I found the tacky German postcard at the Mount Vernon Antique Center while on a tacky quest. The Tacky Treasures Road Show is coming up soon, and I hoped that day for a big find. And in fact, I did find something fabulously tacky, but unfortunately it was way out of my price range. It was a stuffed macaque monkey in its own glass display case, holding a small ceramic pitcher and a red wine glass. The sticker price was an unbelievable $3,500.00. Even when the sales person said helpfully, “It’s 30% off today,” there was no way that I could afford it. On the other hand, at that price, I don’t think it’s going anywhere soon, and I might just head back to Mt. Vernon one of these days to visit it. Unfortunately, I do not have a photo of the monkey worth posting. My cellphone camera is horrible, and most antique malls actually forbid the use of cameras. The only reason I took a shot of the monkey with my phone was in case someone doubted my story and I needed proof.

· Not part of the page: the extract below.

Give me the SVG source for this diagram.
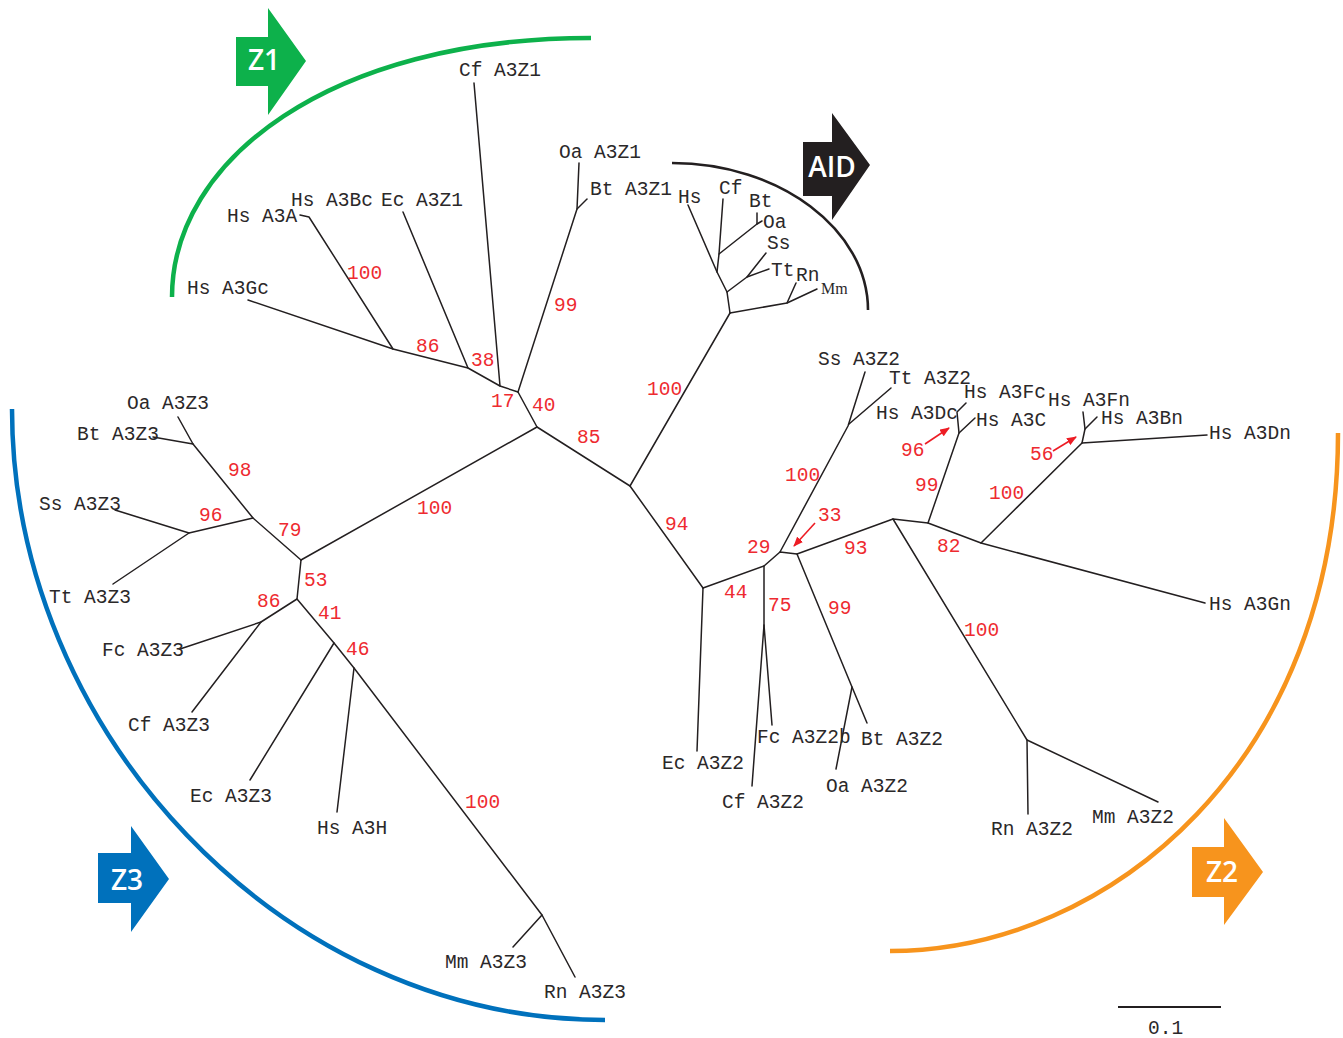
<svg xmlns="http://www.w3.org/2000/svg" width="1343" height="1038" viewBox="0 0 1343 1038">
<defs>
<style>
.br{fill:none;stroke:#231f20;stroke-width:1.5;stroke-linecap:round;stroke-linejoin:round}
.lb{font-family:"Liberation Mono",monospace;font-size:19.5px;fill:#2b2829}
.bs{font-family:"Liberation Mono",monospace;font-size:19.5px;fill:#ee2a30}
.zt{font-family:"Open Sans","Liberation Sans",sans-serif;font-size:28px;font-weight:600;fill:#ffffff;text-anchor:middle}
.arc{fill:none;stroke-width:4.5;stroke-linecap:butt}
.ra{stroke:#ed1c24;stroke-width:1.6;fill:none;marker-end:url(#ah)}
</style>
<marker id="ah" viewBox="0 0 10 8" refX="9" refY="4" markerWidth="10" markerHeight="8" markerUnits="userSpaceOnUse" orient="auto">
<path d="M0,0 L10,4 L0,8 Z" fill="#ed1c24"/>
</marker>
</defs>
<rect width="1343" height="1038" fill="#ffffff"/>

<g id="group-arcs">
<path class="arc" stroke="#0db14b" d="M172,297 C172,160 330,38 591,38"/>
<path class="arc" stroke="#0071bc" d="M12,409 C12,730 280,1020 605,1020"/>
<path class="arc" stroke="#f7941d" d="M1338,433 C1338,760 1110,951 890,951"/>
<path fill="none" stroke="#231f20" stroke-width="2.6" d="M672,163 C780,163 868,230 868,310"/>
</g>

<g id="arrow-Z1">
<polygon fill="#0db14b" points="236,37 268,37 268,8 306,61 268,115 268,86 236,86"/>
<text class="zt" x="264" y="70">Z1</text>
</g>
<g id="arrow-Z3">
<polygon fill="#0071bc" points="98,853 131,853 131,826 169,879 131,932 131,903 98,903"/>
<text class="zt" x="127" y="890">Z3</text>
</g>
<g id="arrow-AID">
<polygon fill="#231f20" points="803,142 832,142 832,113 870,165 832,220 832,196 803,196"/>
<text class="zt" x="832" y="177">AID</text>
</g>
<g id="arrow-Z2">
<polygon fill="#f7941d" points="1192,847 1224,847 1224,818 1263,872 1224,925 1224,897 1192,897"/>
<text class="zt" x="1222" y="882">Z2</text>
</g>

<g id="connectors">
<path class="br" d="M537,427 L518,392 L500,386 L468,368 L393,349 L248,300"/>
<path class="br" d="M393,349 L309,217 L300,215"/>
<path class="br" d="M468,368 L403,212"/>
<path class="br" d="M500,386 L474,83"/>
<path class="br" d="M518,392 L577,209 L579,163"/>
<path class="br" d="M577,209 L587,199"/>
<path class="br" d="M301,560 L537,427 L630,486 L730,313"/>
<path class="br" d="M630,486 L703,588"/>
<path class="br" d="M730,313 L727,292 L717,272 L688,205"/>
<path class="br" d="M730,313 L787,303 L796,283"/>
<path class="br" d="M787,303 L817,289"/>
<path class="br" d="M727,292 L747,277 L766,253"/>
<path class="br" d="M747,277 L769,269"/>
<path class="br" d="M717,272 L719,254 L723,199"/>
<path class="br" d="M719,254 L757,224 L757,213"/>
<path class="br" d="M757,224 L762,221"/>
<path class="br" d="M703,588 L697,751"/>
<path class="br" d="M703,588 L764,566 L780,552 L797,554 L893,519 L928,523 L981,543 L1205,603"/>
<path class="br" d="M764,566 L764,625 L752,786"/>
<path class="br" d="M764,625 L772,725"/>
<path class="br" d="M780,552 L848,426 L865,372"/>
<path class="br" d="M849,424 L891,388"/>
<path class="br" d="M797,554 L852,687 L836,769"/>
<path class="br" d="M852,687 L867,723"/>
<path class="br" d="M893,519 L1027,740 L1028,814"/>
<path class="br" d="M1027,740 L1158,802"/>
<path class="br" d="M928,523 L959,433 L957,412 L966,403"/>
<path class="br" d="M959,433 L975,418"/>
<path class="br" d="M981,543 L1082,443 L1207,435"/>
<path class="br" d="M1082,443 L1085,429 L1083,412"/>
<path class="br" d="M1085,429 L1097,417"/>
<path class="br" d="M301,560 L253,518 L193,444 L178,417"/>
<path class="br" d="M193,444 L153,437"/>
<path class="br" d="M253,518 L189,533 L115,510"/>
<path class="br" d="M189,533 L113,584"/>
<path class="br" d="M301,560 L297,599 L261,622 L180,649"/>
<path class="br" d="M261,622 L192,712"/>
<path class="br" d="M297,599 L334,643 L250,780"/>
<path class="br" d="M334,643 L354,668 L337,812"/>
<path class="br" d="M354,668 L542,915 L513,947"/>
<path class="br" d="M542,915 L575,977"/>
<path class="ra" d="M815,523 L794,546"/>
<path class="ra" d="M925,444 L949,428"/>
<path class="ra" d="M1053,451 L1076,437"/>
<path d="M1118,1007 L1221,1007" stroke="#231f20" stroke-width="2"/>
</g>

<g id="leaf-labels">
<g id="n-cf-a3z1"><text class="lb" x="459" y="76">Cf A3Z1</text></g>
<g id="n-oa-a3z1"><text class="lb" x="559" y="158">Oa A3Z1</text></g>
<g id="n-bt-a3z1"><text class="lb" x="590" y="195">Bt A3Z1</text></g>
<g id="n-hs-a3bc"><text class="lb" x="291" y="206">Hs A3Bc</text></g>
<g id="n-ec-a3z1"><text class="lb" x="381" y="206">Ec A3Z1</text></g>
<g id="n-hs-a3a"><text class="lb" x="227" y="222">Hs A3A</text></g>
<g id="n-hs-a3gc"><text class="lb" x="187" y="294">Hs A3Gc</text></g>
<g id="n-aid-hs"><text class="lb" x="678" y="203">Hs</text></g>
<g id="n-aid-cf"><text class="lb" x="719" y="194">Cf</text></g>
<g id="n-aid-bt"><text class="lb" x="749" y="207">Bt</text></g>
<g id="n-aid-oa"><text class="lb" x="763" y="228">Oa</text></g>
<g id="n-aid-ss"><text class="lb" x="767" y="249">Ss</text></g>
<g id="n-aid-tt"><text class="lb" x="771" y="276">Tt</text></g>
<g id="n-aid-rn"><text class="lb" x="796" y="281">Rn</text></g>
<g id="n-aid-mm"><text x="821" y="294" font-family="Liberation Serif,serif" font-size="16" fill="#2b2829">Mm</text></g>
<g id="n-ss-a3z2"><text class="lb" x="818" y="365">Ss A3Z2</text></g>
<g id="n-tt-a3z2"><text class="lb" x="889" y="384">Tt A3Z2</text></g>
<g id="n-hs-a3dc"><text class="lb" x="876" y="419">Hs A3Dc</text></g>
<g id="n-hs-a3fc"><text class="lb" x="964" y="398">Hs A3Fc</text></g>
<g id="n-hs-a3c"><text class="lb" x="976" y="426">Hs A3C</text></g>
<g id="n-hs-a3fn"><text class="lb" x="1048" y="406">Hs A3Fn</text></g>
<g id="n-hs-a3bn"><text class="lb" x="1101" y="424">Hs A3Bn</text></g>
<g id="n-hs-a3dn"><text class="lb" x="1209" y="439">Hs A3Dn</text></g>
<g id="n-hs-a3gn"><text class="lb" x="1209" y="610">Hs A3Gn</text></g>
<g id="n-rn-a3z2"><text class="lb" x="991" y="835">Rn A3Z2</text></g>
<g id="n-mm-a3z2"><text class="lb" x="1092" y="823">Mm A3Z2</text></g>
<g id="n-bt-a3z2"><text class="lb" x="861" y="745">Bt A3Z2</text></g>
<g id="n-oa-a3z2"><text class="lb" x="826" y="792">Oa A3Z2</text></g>
<g id="n-fc-a3z2b"><text class="lb" x="757" y="743">Fc A3Z2b</text></g>
<g id="n-cf-a3z2"><text class="lb" x="722" y="808">Cf A3Z2</text></g>
<g id="n-ec-a3z2"><text class="lb" x="662" y="769">Ec A3Z2</text></g>
<g id="n-oa-a3z3"><text class="lb" x="127" y="409">Oa A3Z3</text></g>
<g id="n-bt-a3z3"><text class="lb" x="77" y="440">Bt A3Z3</text></g>
<g id="n-ss-a3z3"><text class="lb" x="39" y="510">Ss A3Z3</text></g>
<g id="n-tt-a3z3"><text class="lb" x="49" y="603">Tt A3Z3</text></g>
<g id="n-fc-a3z3"><text class="lb" x="102" y="656">Fc A3Z3</text></g>
<g id="n-cf-a3z3"><text class="lb" x="128" y="731">Cf A3Z3</text></g>
<g id="n-ec-a3z3"><text class="lb" x="190" y="802">Ec A3Z3</text></g>
<g id="n-hs-a3h"><text class="lb" x="317" y="834">Hs A3H</text></g>
<g id="n-mm-a3z3"><text class="lb" x="445" y="968">Mm A3Z3</text></g>
<g id="n-rn-a3z3"><text class="lb" x="544" y="998">Rn A3Z3</text></g>
<g id="scale-label"><text class="lb" x="1148" y="1034">0.1</text></g>
</g>

<g id="support-values">
<text class="bs" x="347" y="279">100</text>
<text class="bs" x="416" y="352">86</text>
<text class="bs" x="471" y="366">38</text>
<text class="bs" x="491" y="407">17</text>
<text class="bs" x="532" y="411">40</text>
<text class="bs" x="554" y="311">99</text>
<text class="bs" x="647" y="395">100</text>
<text class="bs" x="577" y="443">85</text>
<text class="bs" x="417" y="514">100</text>
<text class="bs" x="228" y="476">98</text>
<text class="bs" x="278" y="536">79</text>
<text class="bs" x="199" y="521">96</text>
<text class="bs" x="304" y="586">53</text>
<text class="bs" x="257" y="607">86</text>
<text class="bs" x="318" y="619">41</text>
<text class="bs" x="346" y="655">46</text>
<text class="bs" x="465" y="808">100</text>
<text class="bs" x="665" y="530">94</text>
<text class="bs" x="724" y="598">44</text>
<text class="bs" x="747" y="553">29</text>
<text class="bs" x="768" y="611">75</text>
<text class="bs" x="828" y="614">99</text>
<text class="bs" x="818" y="521">33</text>
<text class="bs" x="844" y="554">93</text>
<text class="bs" x="937" y="552">82</text>
<text class="bs" x="785" y="481">100</text>
<text class="bs" x="901" y="456">96</text>
<text class="bs" x="915" y="491">99</text>
<text class="bs" x="989" y="499">100</text>
<text class="bs" x="1030" y="460">56</text>
<text class="bs" x="964" y="636">100</text>
</g>
</svg>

Back to the tacky German postcard…it’s now on display in my downstairs bathroom with rest of my toilet and outhouse collection. Thanks to John Heins for the translation of the caption of the postcard.
Smoking Elephant Cigarette Dispenser, purchased at Unique Thrift in Hillandale, Maryland, February 2012
Maybe this is enough to make a smoker quit. Seeing a cigarette coming out of an elephant’s butt should make anyone reconsider their dirty habit. I have similar dispenser which dispenses cigarettes out of a donkey’s butt, so now my collection is officially bi-partisan.
The wooden donkey cigarette dispenser was hand-made in America, and it still works. This elephant is made of cheap plastic, and was already broken when I bought it. If it weren’t for the cool illustration on the box, I wouldn’t have come home with it at all.